- Theatrical release poster
- Directed by: A.M.R.Murugesh
- Produced by: Vinothkumar Senniappan
- Starring: Delhi Ganesh; Leela Samson; Vinoth Kishan; Abhirami Venkatachalam; Adithya Bhaskar; Ammu Abhirami;
- Cinematography: Charles Thomas
- Edited by: Ajay Manoj
- Music by: R2bros
- Release date: 11 August 2023;
- Country: India
- Language: Tamil

= Vaan Moondru =

Vaan Moondru is a 2023 Indian Tamil-language film directed by A. M. R. Murugesh and starring Delhi Ganesh, Leela Samson and Vinoth Kishan in the lead roles.
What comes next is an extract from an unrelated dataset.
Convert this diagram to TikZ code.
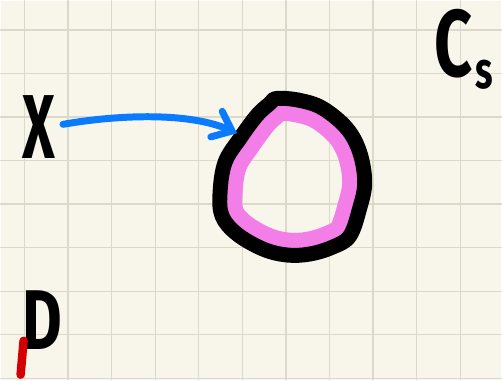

It was released on 11 August 2023.

== Cast ==
- Delhi Ganesh as Sivan
- Leela Samson as Chitra
- Vinoth Kishan as Joshua
- Abhirami Venkatachalam as Jothi
- Adithya Bhaskar as Sujith
- Ammu Abhirami as Swathi

==Production==
The makers initially contemplated an English title, before settling for Vaan Moondru.

== Reception ==
The film was released on 11 August 2023 via a streaming platform. A reviewer from the portal OTTPlay noted the film was "a harmless feel-good film that relies on sincere performances from lead actors". A reviewer from Deccan Chronicle wrote "throughout the movie, the director tries to drive home the point that life can be started afresh even when the past has been very hard on you". Subashree Dutta of the LeisureByte wrote "the movie relies more on your ability to perceive than on evoking emotions using the storyline. But thanks to the actors, the movie is convenient to watch". A critic from Vikatan gave the film a middling review.